International Index Company Limited (IIC), a provider of independent bond and
credit derivative indices, has announced the launch of a new family of currency
indices, the iBoxxFX trade-weighted FX indices.
According to IIC, the indices break new ground by allowing investors to trade
a single currency.
“In addition to trading bi-lateral currency pairs, as FX market participants
have always done, customers can now trade single currencies or specific macro-economic
blocks," explained David Mark, Chief Executive of IIC.
"This will facilitate the development of structured products based on
the indices in this increasingly important asset class," he added.
IIC says that by allowing investors to express a view on one currency rather
than taking bilateral views with single currency crosses, the underlying is
less volatile than individual cross rates, market access is simple and investors
are able to make payments in just one currency.

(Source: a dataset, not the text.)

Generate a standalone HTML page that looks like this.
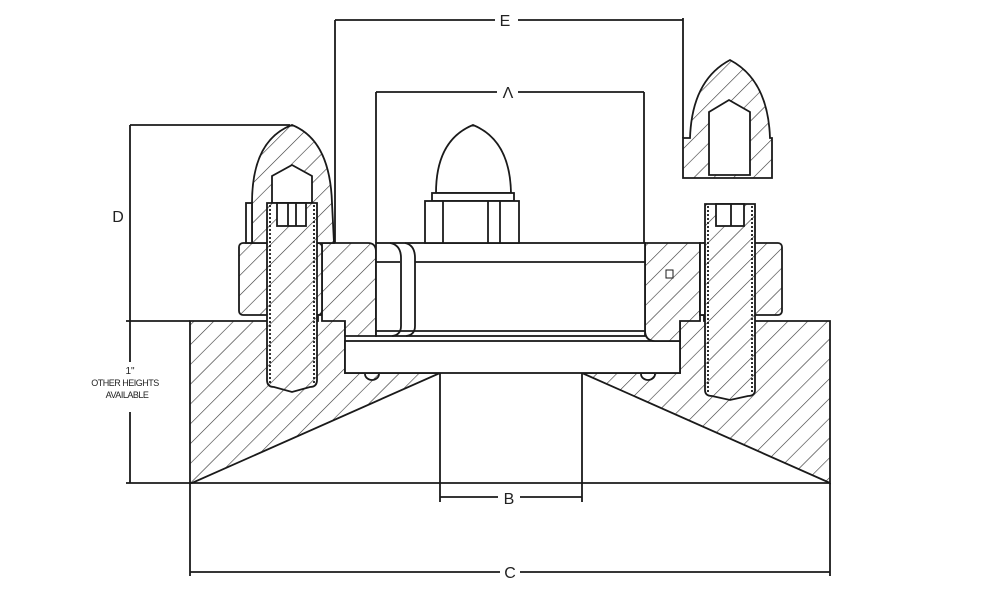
<!DOCTYPE html>
<html><head><style>
html,body{margin:0;padding:0;background:#fff;}
svg{display:block;}
text{font-family:"Liberation Sans",sans-serif;fill:#222;}
</style></head><body>
<svg width="992" height="595" viewBox="0 0 992 595" xmlns="http://www.w3.org/2000/svg">
<defs>
<pattern id="h" patternUnits="userSpaceOnUse" width="14" height="14" patternTransform="rotate(45)">
<rect width="14" height="14" fill="#fff"/>
<line x1="0" y1="0" x2="0" y2="14" stroke="#333" stroke-width="1.2"/>
</pattern>
</defs>
<g fill="none" stroke="#1a1a1a" stroke-width="1.8">
<!-- dimension E -->
<line x1="335" y1="20" x2="495" y2="20"/><line x1="518" y1="20" x2="683" y2="20"/>
<line x1="335" y1="20" x2="335" y2="243"/>
<line x1="683" y1="18" x2="683" y2="138"/>
<!-- A -->
<line x1="376" y1="92" x2="497" y2="92"/><line x1="518" y1="92" x2="644" y2="92"/>
<line x1="376" y1="92" x2="376" y2="243"/>
<line x1="644" y1="92" x2="644" y2="243"/>
<!-- D -->
<line x1="130" y1="125" x2="290" y2="125"/>
<line x1="130" y1="125" x2="130" y2="362"/>
<line x1="130" y1="412" x2="130" y2="483"/>
<line x1="126" y1="321" x2="190" y2="321"/>
<line x1="126" y1="483" x2="190" y2="483"/>
<!-- B -->
<line x1="440" y1="373" x2="440" y2="502"/><line x1="582" y1="373" x2="582" y2="502"/>
<line x1="440" y1="497" x2="498" y2="497"/><line x1="520" y1="497" x2="582" y2="497"/>
<!-- C -->
<line x1="190" y1="483" x2="190" y2="576"/><line x1="830" y1="483" x2="830" y2="576"/>
<line x1="190" y1="572" x2="500" y2="572"/><line x1="520" y1="572" x2="830" y2="572"/>

<!-- base -->
<polygon points="190,321 318,321 318,315 345,315 345,373 440,373 192,483 190,483" fill="url(#h)"/>
<polygon points="830,321 704,321 704,315 680,315 680,373 582,373 830,483" fill="url(#h)"/>
<line x1="190" y1="483" x2="830" y2="483"/>
<!-- plate -->
<rect x="345" y="341" width="335" height="32" fill="#fff"/>
<path d="M365,374 a7,6 0 0 0 14,0" /><path d="M641,374 a7,6 0 0 0 14,0"/>
<!-- flange left hatched -->
<path d="M322,243 H368 Q376,243 376,252 V336 H345 V321 H322 Z" fill="url(#h)"/>
<path d="M645,243 H700 V321 H680 V341 H655 Q645,341 645,330 Z" fill="url(#h)"/>
<!-- glass -->
<rect x="376" y="243" width="269" height="93" fill="#fff"/>
<line x1="376" y1="262" x2="400" y2="262"/>
<line x1="415" y1="262" x2="645" y2="262"/>
<line x1="376" y1="331" x2="645" y2="331"/>
<path d="M390,243 Q401,245 401,258 V326 Q401,335 392,336"/>
<path d="M405,243 Q415,245 415,258 V326 Q415,335 406,336"/>
<!-- left nut -->
<rect x="239" y="243" width="83" height="72" rx="4" fill="url(#h)"/>
<!-- left cap -->
<path d="M252,203 Q252,140 292,125 Q330,140 332,203 L334,243 H252 Z" fill="url(#h)"/>
<rect x="246" y="203" width="6" height="40" fill="#fff"/>
<polygon points="272,203 272,176 292,165 312,176 312,203" fill="#fff"/>
<!-- left bolt -->
<path d="M267,203 H317 V380 Q317,387 310,387 L292,392 L274,387 Q267,387 267,380 Z" fill="url(#h)"/>
<line x1="270" y1="205" x2="270" y2="385" stroke-dasharray="2,2"/>
<line x1="314" y1="205" x2="314" y2="385" stroke-dasharray="2,2"/>
<rect x="277" y="203" width="29" height="23" fill="#fff"/>
<line x1="288" y1="203" x2="288" y2="226"/><line x1="296" y1="203" x2="296" y2="226"/>
<!-- center acorn -->
<path d="M436,193 Q436,140 473,125 Q510,140 511,193 Z" fill="#fff"/>
<rect x="432" y="193" width="82" height="8" fill="#fff"/>
<rect x="425" y="201" width="94" height="42" fill="#fff"/>
<line x1="443" y1="201" x2="443" y2="243"/><line x1="488" y1="201" x2="488" y2="243"/><line x1="500" y1="201" x2="500" y2="243"/>
<!-- right nut -->
<rect x="700" y="243" width="82" height="72" rx="4" fill="url(#h)"/>
<rect x="700" y="243" width="5" height="72" fill="#fff"/>
<!-- right bolt -->
<path d="M705,204 H755 V390 Q755,396 748,396 L730,400 L712,396 Q705,396 705,390 Z" fill="url(#h)"/>
<line x1="708" y1="206" x2="708" y2="392" stroke-dasharray="2,2"/>
<line x1="752" y1="206" x2="752" y2="392" stroke-dasharray="2,2"/>
<rect x="716" y="204" width="28" height="22" fill="#fff"/>
<line x1="731" y1="204" x2="731" y2="226"/>
<rect x="666" y="270" width="7" height="8" stroke-width="1"/>
<!-- right cap -->
<path d="M690,138 Q692,80 730,60 Q768,80 770,138 H772 V178 H683 V138 Z" fill="url(#h)"/>
<polygon points="709,175 709,112 729,100 750,112 750,175" fill="#fff"/>
</g>
<text x="505" y="26" font-size="16" text-anchor="middle">E</text>
<text x="508" y="98" font-size="16" text-anchor="middle">Λ</text>
<text x="118" y="222" font-size="16" text-anchor="middle">D</text>
<text x="509" y="504" font-size="16" text-anchor="middle">B</text>
<text x="510" y="578" font-size="16" text-anchor="middle">C</text>
<text x="130" y="374" font-size="10" text-anchor="middle">1"</text>
<text x="125" y="386" font-size="9" text-anchor="middle" letter-spacing="-0.5">OTHER HEIGHTS</text>
<text x="127" y="398" font-size="9" text-anchor="middle" letter-spacing="-0.5">AVAILABLE</text>
</svg>
</body></html>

IIC believes that this is the first step towards the establishment of an industry
wide benchmark and further growth in the FX index business.
The Indices are calculated tick-by-tick from Monday morning in the Far East
to Friday’s close on the US west coast. The indices are based on each
central bank’s basket exchange rates, which track the performance of a
currency against a defined basket of currencies. The following currency indices
are calculated and published: EUR, USD, GBP, JPY, CHF, AUD, NZD, CAD, NOK, and
SEK. Other currencies may be added at a later date.
Each basket is limited to the five currencies with the largest weights in the
relevant central bank’s officially published index. The respective weights
are scaled up to 100% and used to calculate the geometrically-weighted indices.